• SHORT EXERCISE: Give a verbatim copy of the lines below, minus the pictures.

• DATA SEGMENT:

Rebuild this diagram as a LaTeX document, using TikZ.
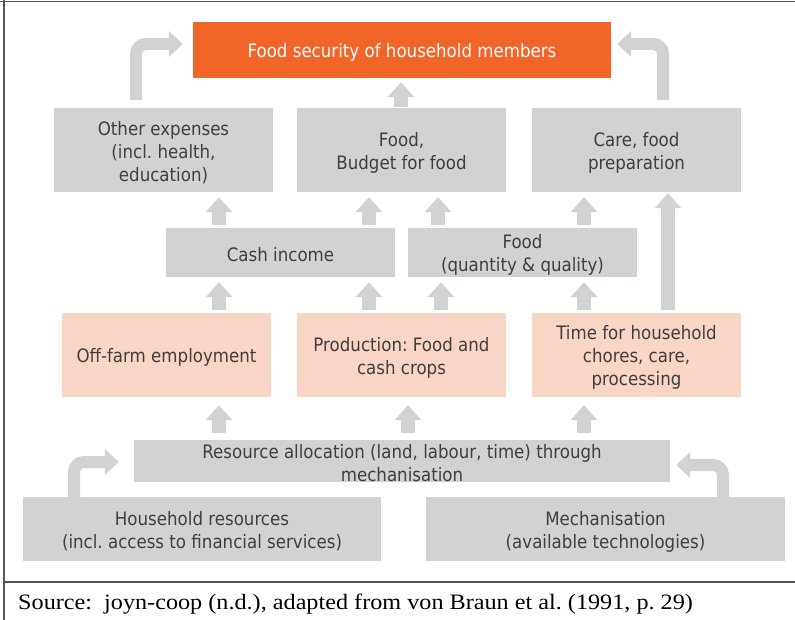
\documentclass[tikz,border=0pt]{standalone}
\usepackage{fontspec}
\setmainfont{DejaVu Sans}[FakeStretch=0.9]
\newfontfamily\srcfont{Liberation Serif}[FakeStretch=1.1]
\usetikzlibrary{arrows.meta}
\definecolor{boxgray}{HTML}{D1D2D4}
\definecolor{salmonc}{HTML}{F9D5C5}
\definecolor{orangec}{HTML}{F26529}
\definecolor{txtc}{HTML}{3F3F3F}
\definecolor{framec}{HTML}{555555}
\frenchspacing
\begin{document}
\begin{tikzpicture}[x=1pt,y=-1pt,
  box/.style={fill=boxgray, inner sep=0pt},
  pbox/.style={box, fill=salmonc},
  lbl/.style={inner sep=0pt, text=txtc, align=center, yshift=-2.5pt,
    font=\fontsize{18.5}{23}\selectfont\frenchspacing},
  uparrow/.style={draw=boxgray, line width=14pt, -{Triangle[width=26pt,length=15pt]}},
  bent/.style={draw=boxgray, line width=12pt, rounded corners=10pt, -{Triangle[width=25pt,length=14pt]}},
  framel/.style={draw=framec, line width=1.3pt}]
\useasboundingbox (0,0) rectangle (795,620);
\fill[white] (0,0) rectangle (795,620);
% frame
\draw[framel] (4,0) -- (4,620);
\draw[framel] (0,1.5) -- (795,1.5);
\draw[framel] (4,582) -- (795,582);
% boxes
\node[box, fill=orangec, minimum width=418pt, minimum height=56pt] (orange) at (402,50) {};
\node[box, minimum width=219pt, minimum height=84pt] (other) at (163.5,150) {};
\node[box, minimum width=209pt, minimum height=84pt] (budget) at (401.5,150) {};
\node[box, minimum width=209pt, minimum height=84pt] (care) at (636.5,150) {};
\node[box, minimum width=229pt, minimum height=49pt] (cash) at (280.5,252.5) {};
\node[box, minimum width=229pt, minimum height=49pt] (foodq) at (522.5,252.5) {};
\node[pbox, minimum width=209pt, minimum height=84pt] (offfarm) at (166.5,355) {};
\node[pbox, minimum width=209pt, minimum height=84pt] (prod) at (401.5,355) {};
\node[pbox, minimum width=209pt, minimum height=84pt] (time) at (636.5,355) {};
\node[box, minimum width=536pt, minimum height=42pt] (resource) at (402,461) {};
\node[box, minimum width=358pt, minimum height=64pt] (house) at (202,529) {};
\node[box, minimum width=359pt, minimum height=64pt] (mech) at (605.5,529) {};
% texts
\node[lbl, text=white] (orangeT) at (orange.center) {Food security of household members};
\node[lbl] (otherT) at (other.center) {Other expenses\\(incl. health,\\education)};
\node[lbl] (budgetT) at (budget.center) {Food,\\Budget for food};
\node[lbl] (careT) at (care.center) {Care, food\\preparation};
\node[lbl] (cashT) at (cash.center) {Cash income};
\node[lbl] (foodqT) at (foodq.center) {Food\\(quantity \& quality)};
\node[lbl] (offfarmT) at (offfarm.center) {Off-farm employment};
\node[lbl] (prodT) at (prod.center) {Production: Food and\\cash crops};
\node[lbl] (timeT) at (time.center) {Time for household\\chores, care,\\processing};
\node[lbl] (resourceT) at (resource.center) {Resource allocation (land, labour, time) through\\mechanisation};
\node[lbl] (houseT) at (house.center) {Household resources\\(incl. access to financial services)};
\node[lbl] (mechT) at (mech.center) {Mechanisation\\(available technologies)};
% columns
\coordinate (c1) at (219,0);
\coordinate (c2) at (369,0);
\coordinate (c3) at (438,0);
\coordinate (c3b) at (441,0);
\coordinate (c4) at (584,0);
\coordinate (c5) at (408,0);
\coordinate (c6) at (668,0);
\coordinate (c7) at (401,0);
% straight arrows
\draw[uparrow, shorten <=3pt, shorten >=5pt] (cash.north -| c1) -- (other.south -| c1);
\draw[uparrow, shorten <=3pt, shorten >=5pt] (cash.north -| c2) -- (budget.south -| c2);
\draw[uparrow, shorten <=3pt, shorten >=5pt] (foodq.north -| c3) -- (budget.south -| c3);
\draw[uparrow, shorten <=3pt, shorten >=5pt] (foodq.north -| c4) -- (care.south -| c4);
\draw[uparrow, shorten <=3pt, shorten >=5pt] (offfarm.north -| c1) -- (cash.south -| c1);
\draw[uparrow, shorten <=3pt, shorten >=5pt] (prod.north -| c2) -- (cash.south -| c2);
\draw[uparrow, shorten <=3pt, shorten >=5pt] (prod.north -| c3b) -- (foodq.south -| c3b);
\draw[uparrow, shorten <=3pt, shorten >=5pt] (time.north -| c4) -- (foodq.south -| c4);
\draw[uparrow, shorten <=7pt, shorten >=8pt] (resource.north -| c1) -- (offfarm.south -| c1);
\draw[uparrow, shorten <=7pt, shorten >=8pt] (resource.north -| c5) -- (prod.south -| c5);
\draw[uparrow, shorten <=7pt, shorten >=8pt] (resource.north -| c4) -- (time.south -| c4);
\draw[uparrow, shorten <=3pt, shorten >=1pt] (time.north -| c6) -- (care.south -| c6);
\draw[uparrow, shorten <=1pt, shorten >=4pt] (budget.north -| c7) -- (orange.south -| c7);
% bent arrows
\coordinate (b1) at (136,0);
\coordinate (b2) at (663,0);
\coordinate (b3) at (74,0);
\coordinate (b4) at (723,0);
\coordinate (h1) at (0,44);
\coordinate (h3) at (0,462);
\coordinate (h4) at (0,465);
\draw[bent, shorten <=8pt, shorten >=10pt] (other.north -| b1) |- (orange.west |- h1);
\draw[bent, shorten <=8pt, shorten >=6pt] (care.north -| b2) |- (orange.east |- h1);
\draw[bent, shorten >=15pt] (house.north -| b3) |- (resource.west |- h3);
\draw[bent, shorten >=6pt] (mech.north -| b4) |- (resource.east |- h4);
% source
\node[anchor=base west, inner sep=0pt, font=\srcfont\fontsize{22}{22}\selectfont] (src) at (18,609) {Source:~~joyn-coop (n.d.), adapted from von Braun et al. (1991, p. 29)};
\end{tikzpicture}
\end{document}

• EXERCISE RESPONSE:
Rebuild this diagram as a LaTeX document, using TikZ.
\documentclass[tikz,border=0pt]{standalone}
\usepackage{fontspec}
\setmainfont{DejaVu Sans}[FakeStretch=0.9]
\newfontfamily\srcfont{Liberation Serif}[FakeStretch=1.1]
\usetikzlibrary{arrows.meta}
\definecolor{boxgray}{HTML}{D1D2D4}
\definecolor{salmonc}{HTML}{F9D5C5}
\definecolor{orangec}{HTML}{F26529}
\definecolor{txtc}{HTML}{3F3F3F}
\definecolor{framec}{HTML}{555555}
\frenchspacing
\begin{document}
\begin{tikzpicture}[x=1pt,y=-1pt,
  box/.style={fill=boxgray, inner sep=0pt},
  pbox/.style={box, fill=salmonc},
  lbl/.style={inner sep=0pt, text=txtc, align=center, yshift=-2.5pt,
    font=\fontsize{18.5}{23}\selectfont\frenchspacing},
  uparrow/.style={draw=boxgray, line width=14pt, -{Triangle[width=26pt,length=15pt]}},
  bent/.style={draw=boxgray, line width=12pt, rounded corners=10pt, -{Triangle[width=25pt,length=14pt]}},
  framel/.style={draw=framec, line width=1.3pt}]
\useasboundingbox (0,0) rectangle (795,620);
\fill[white] (0,0) rectangle (795,620);
% frame
\draw[framel] (4,0) -- (4,620);
\draw[framel] (0,1.5) -- (795,1.5);
\draw[framel] (4,582) -- (795,582);
% boxes
\node[box, fill=orangec, minimum width=418pt, minimum height=56pt] (orange) at (402,50) {};
\node[box, minimum width=219pt, minimum height=84pt] (other) at (163.5,150) {};
\node[box, minimum width=209pt, minimum height=84pt] (budget) at (401.5,150) {};
\node[box, minimum width=209pt, minimum height=84pt] (care) at (636.5,150) {};
\node[box, minimum width=229pt, minimum height=49pt] (cash) at (280.5,252.5) {};
\node[box, minimum width=229pt, minimum height=49pt] (foodq) at (522.5,252.5) {};
\node[pbox, minimum width=209pt, minimum height=84pt] (offfarm) at (166.5,355) {};
\node[pbox, minimum width=209pt, minimum height=84pt] (prod) at (401.5,355) {};
\node[pbox, minimum width=209pt, minimum height=84pt] (time) at (636.5,355) {};
\node[box, minimum width=536pt, minimum height=42pt] (resource) at (402,461) {};
\node[box, minimum width=358pt, minimum height=64pt] (house) at (202,529) {};
\node[box, minimum width=359pt, minimum height=64pt] (mech) at (605.5,529) {};
% texts
\node[lbl, text=white] (orangeT) at (orange.center) {Food security of household members};
\node[lbl] (otherT) at (other.center) {Other expenses\\(incl. health,\\education)};
\node[lbl] (budgetT) at (budget.center) {Food,\\Budget for food};
\node[lbl] (careT) at (care.center) {Care, food\\preparation};
\node[lbl] (cashT) at (cash.center) {Cash income};
\node[lbl] (foodqT) at (foodq.center) {Food\\(quantity \& quality)};
\node[lbl] (offfarmT) at (offfarm.center) {Off-farm employment};
\node[lbl] (prodT) at (prod.center) {Production: Food and\\cash crops};
\node[lbl] (timeT) at (time.center) {Time for household\\chores, care,\\processing};
\node[lbl] (resourceT) at (resource.center) {Resource allocation (land, labour, time) through\\mechanisation};
\node[lbl] (houseT) at (house.center) {Household resources\\(incl. access to financial services)};
\node[lbl] (mechT) at (mech.center) {Mechanisation\\(available technologies)};
% columns
\coordinate (c1) at (219,0);
\coordinate (c2) at (369,0);
\coordinate (c3) at (438,0);
\coordinate (c3b) at (441,0);
\coordinate (c4) at (584,0);
\coordinate (c5) at (408,0);
\coordinate (c6) at (668,0);
\coordinate (c7) at (401,0);
% straight arrows
\draw[uparrow, shorten <=3pt, shorten >=5pt] (cash.north -| c1) -- (other.south -| c1);
\draw[uparrow, shorten <=3pt, shorten >=5pt] (cash.north -| c2) -- (budget.south -| c2);
\draw[uparrow, shorten <=3pt, shorten >=5pt] (foodq.north -| c3) -- (budget.south -| c3);
\draw[uparrow, shorten <=3pt, shorten >=5pt] (foodq.north -| c4) -- (care.south -| c4);
\draw[uparrow, shorten <=3pt, shorten >=5pt] (offfarm.north -| c1) -- (cash.south -| c1);
\draw[uparrow, shorten <=3pt, shorten >=5pt] (prod.north -| c2) -- (cash.south -| c2);
\draw[uparrow, shorten <=3pt, shorten >=5pt] (prod.north -| c3b) -- (foodq.south -| c3b);
\draw[uparrow, shorten <=3pt, shorten >=5pt] (time.north -| c4) -- (foodq.south -| c4);
\draw[uparrow, shorten <=7pt, shorten >=8pt] (resource.north -| c1) -- (offfarm.south -| c1);
\draw[uparrow, shorten <=7pt, shorten >=8pt] (resource.north -| c5) -- (prod.south -| c5);
\draw[uparrow, shorten <=7pt, shorten >=8pt] (resource.north -| c4) -- (time.south -| c4);
\draw[uparrow, shorten <=3pt, shorten >=1pt] (time.north -| c6) -- (care.south -| c6);
\draw[uparrow, shorten <=1pt, shorten >=4pt] (budget.north -| c7) -- (orange.south -| c7);
% bent arrows
\coordinate (b1) at (136,0);
\coordinate (b2) at (663,0);
\coordinate (b3) at (74,0);
\coordinate (b4) at (723,0);
\coordinate (h1) at (0,44);
\coordinate (h3) at (0,462);
\coordinate (h4) at (0,465);
\draw[bent, shorten <=8pt, shorten >=10pt] (other.north -| b1) |- (orange.west |- h1);
\draw[bent, shorten <=8pt, shorten >=6pt] (care.north -| b2) |- (orange.east |- h1);
\draw[bent, shorten >=15pt] (house.north -| b3) |- (resource.west |- h3);
\draw[bent, shorten >=6pt] (mech.north -| b4) |- (resource.east |- h4);
% source
\node[anchor=base west, inner sep=0pt, font=\srcfont\fontsize{22}{22}\selectfont] (src) at (18,609) {Source:~~joyn-coop (n.d.), adapted from von Braun et al. (1991, p. 29)};
\end{tikzpicture}
\end{document}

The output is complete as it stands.